Achieving PCI DSS compliance is an important part of trading in the digital economy. Whilst achieving PCI DSS compliance may seem daunting at first, it’s important to ensure that any payments taken via debit or credit cards are secure.
PCI DSS compliance is achieved through an assessment performed by a certified PCI DSS Qualified Security Assessor (QSA). A QSA is an independent security organisation that has been qualified by the PCI Security Standards Council to validate an organisation’s adherence to the PCI DSS requirements.
Are you PCI DSS Compliant? If you answer NO to any of these questions, you may not be compliant.
- Has your hardware and IT systems been audited for credit card numbers in the last 6 months?
- Do you store customer credit card information within your IT system?
- Do your call centre agents hear credit card information from customers or are they hidden from them?
- Do you have controls in place that outline how you collect, process, store and transmit customer credit card information?
When assessing if you are PCI DSS compliant, it is essential to fully understand the purpose and requirements that are defined by the PCI DSS standards. Below is a list of frequently asked questions that clients often ask when they begin the process of becoming PCI DSS compliant.
What is PCI DSS?
PCI DSS stands for Payment Card Industry Data Security Standards. It is a set of standards covering payment system security created and maintained by the Payment Card Industry Standards Council, a worldwide forum founded by American Express, MasterCard, and Visa, Inc. Today, the council includes all five of the major payment brands and other financial industry stakeholders. The PCI DSS standard is enforced by the payment brands themselves to ensure that transactions remain secure for both cardholders and the institutions that process their payments.
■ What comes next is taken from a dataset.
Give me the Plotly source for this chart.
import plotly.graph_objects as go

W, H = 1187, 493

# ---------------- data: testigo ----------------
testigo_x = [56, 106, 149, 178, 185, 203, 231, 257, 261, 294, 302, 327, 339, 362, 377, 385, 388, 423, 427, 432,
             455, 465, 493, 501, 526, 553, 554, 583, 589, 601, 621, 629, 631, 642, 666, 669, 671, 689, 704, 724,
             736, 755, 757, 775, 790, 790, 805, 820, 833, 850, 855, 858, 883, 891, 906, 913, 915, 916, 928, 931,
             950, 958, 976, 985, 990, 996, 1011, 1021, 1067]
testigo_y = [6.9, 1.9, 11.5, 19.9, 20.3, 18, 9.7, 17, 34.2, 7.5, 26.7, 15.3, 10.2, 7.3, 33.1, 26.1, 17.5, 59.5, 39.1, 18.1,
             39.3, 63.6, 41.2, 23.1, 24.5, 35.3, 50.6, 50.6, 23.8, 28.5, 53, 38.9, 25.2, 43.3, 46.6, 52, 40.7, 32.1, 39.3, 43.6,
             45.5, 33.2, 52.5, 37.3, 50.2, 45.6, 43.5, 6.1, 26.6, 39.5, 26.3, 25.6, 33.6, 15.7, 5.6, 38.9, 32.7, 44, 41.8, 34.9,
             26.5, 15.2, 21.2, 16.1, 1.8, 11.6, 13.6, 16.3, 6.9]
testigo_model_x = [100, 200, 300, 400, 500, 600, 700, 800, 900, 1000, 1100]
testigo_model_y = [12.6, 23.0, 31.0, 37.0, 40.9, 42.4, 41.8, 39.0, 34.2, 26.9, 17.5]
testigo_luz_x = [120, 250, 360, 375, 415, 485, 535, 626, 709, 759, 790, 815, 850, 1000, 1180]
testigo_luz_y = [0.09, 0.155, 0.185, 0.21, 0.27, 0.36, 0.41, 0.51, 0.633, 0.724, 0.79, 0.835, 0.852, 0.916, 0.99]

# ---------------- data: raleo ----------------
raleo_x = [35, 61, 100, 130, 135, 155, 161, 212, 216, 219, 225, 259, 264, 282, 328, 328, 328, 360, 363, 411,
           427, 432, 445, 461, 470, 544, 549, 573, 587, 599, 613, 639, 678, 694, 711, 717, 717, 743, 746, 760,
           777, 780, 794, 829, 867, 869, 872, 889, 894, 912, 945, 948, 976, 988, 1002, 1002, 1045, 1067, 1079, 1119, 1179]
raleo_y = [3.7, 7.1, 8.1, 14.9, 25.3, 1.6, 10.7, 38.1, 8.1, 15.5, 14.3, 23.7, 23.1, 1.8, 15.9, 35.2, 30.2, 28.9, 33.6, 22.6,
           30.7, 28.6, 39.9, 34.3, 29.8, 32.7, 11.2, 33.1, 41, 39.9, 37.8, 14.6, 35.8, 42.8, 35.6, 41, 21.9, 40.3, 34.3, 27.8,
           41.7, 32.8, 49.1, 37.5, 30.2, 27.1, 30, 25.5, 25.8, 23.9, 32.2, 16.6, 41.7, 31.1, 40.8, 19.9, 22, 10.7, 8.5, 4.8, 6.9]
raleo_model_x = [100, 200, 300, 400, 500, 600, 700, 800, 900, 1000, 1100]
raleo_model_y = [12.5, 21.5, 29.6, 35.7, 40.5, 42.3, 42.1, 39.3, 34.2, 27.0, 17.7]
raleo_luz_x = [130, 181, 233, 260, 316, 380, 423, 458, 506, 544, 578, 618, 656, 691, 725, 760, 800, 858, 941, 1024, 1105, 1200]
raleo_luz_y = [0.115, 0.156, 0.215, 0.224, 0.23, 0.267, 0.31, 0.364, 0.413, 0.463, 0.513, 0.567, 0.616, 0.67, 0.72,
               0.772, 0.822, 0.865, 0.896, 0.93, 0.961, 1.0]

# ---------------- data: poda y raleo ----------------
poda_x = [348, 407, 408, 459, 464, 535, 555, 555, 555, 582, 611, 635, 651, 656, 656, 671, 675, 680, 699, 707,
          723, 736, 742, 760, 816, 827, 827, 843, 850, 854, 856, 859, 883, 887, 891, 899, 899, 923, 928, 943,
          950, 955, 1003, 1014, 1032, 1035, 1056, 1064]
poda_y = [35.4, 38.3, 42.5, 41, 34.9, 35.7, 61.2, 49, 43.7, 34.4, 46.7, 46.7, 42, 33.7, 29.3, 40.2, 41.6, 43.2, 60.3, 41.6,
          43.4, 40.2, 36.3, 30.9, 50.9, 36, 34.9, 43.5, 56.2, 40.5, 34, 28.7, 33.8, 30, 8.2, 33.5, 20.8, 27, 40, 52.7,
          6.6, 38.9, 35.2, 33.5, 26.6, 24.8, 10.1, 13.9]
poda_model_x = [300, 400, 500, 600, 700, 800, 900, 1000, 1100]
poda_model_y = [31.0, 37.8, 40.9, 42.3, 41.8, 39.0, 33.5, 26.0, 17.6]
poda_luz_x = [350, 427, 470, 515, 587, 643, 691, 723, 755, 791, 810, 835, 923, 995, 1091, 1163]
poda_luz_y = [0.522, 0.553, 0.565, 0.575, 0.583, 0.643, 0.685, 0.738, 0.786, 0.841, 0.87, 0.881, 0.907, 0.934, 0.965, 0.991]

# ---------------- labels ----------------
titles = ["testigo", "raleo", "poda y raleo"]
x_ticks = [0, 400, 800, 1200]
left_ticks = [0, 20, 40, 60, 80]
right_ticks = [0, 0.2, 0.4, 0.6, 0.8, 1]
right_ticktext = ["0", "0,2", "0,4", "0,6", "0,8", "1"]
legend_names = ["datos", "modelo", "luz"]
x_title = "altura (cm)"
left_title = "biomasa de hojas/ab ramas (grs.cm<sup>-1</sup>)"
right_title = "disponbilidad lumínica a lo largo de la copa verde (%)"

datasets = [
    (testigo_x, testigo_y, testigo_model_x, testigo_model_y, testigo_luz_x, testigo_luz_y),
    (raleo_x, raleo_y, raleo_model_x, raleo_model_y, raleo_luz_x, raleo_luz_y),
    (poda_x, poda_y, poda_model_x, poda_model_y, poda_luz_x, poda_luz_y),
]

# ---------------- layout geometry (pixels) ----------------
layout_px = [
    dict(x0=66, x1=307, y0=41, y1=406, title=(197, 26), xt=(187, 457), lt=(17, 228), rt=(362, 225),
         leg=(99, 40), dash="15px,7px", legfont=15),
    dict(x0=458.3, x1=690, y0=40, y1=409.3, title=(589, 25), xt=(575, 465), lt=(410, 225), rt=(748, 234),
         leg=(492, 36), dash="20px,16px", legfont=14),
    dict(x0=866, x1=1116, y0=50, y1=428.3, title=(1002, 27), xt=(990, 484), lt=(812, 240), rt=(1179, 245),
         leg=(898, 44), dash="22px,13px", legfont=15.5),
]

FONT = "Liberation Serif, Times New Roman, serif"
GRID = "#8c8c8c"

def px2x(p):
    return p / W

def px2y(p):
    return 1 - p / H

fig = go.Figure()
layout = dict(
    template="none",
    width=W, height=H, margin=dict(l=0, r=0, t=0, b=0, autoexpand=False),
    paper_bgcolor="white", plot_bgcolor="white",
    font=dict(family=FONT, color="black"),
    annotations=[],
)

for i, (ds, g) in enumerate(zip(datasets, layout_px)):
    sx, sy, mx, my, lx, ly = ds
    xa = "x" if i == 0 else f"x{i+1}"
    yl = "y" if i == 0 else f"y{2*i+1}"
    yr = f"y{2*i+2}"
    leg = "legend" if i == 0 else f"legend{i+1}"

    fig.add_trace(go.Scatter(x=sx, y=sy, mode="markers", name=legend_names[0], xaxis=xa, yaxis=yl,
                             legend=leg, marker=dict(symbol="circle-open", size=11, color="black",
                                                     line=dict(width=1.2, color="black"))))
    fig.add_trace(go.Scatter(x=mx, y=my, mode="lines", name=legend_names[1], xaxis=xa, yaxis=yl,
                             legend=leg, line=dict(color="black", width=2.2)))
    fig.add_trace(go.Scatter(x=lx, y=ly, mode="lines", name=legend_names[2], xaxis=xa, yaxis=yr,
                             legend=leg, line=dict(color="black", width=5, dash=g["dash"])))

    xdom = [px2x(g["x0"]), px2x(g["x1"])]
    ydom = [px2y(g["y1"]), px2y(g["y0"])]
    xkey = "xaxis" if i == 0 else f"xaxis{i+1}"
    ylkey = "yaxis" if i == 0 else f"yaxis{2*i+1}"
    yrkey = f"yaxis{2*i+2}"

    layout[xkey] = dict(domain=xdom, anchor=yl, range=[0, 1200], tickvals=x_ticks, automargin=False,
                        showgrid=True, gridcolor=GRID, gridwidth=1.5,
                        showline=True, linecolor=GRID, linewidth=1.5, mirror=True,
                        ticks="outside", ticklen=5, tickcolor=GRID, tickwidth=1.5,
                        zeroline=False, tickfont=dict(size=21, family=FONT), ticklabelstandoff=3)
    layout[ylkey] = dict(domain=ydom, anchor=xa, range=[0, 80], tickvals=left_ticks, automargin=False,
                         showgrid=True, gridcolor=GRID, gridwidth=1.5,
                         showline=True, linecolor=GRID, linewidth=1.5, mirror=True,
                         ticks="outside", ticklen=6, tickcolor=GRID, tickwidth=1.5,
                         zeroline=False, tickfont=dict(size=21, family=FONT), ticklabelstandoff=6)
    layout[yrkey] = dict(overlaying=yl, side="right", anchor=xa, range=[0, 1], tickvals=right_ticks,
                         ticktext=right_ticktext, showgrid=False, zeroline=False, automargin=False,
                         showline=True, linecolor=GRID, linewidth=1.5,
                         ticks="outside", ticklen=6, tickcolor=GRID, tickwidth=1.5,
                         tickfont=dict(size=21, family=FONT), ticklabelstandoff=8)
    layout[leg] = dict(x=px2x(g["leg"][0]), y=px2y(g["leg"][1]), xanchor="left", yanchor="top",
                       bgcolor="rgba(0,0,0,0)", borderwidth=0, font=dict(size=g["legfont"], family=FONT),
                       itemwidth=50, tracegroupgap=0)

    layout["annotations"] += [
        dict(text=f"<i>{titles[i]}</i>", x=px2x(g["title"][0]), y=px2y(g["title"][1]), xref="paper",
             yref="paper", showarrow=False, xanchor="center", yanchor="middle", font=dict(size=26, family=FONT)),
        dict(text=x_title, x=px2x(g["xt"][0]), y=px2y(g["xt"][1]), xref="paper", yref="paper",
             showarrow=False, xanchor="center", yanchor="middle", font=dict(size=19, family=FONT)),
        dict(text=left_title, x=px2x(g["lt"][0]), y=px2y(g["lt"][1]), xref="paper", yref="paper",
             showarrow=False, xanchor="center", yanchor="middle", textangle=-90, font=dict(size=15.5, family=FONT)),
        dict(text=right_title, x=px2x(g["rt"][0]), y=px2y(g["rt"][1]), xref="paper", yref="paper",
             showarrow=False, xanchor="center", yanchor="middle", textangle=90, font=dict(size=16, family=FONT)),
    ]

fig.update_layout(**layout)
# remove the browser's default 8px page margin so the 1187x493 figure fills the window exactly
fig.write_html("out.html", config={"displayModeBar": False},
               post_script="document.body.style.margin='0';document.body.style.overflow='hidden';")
What is PCI DSS compliance?
PCI DSS compliance consists of implementing a set of data security measures to ensure that sensitive personal and financial information is not lost or stolen from a business’s payment processing or storage systems. The data covered by PCI DSS includes:
- The cardholder’s name, primary account number, card expiration date, and service code.
- Authentication data for the card such as the data encoded on a magnetic strip, PIN numbers, and other security codes like CVC2 and CVV2 numbers.
If any of this information is processed or stored during or after transactions, then PCI DSS compliance requires a list of safeguards be put into place and maintained by the business.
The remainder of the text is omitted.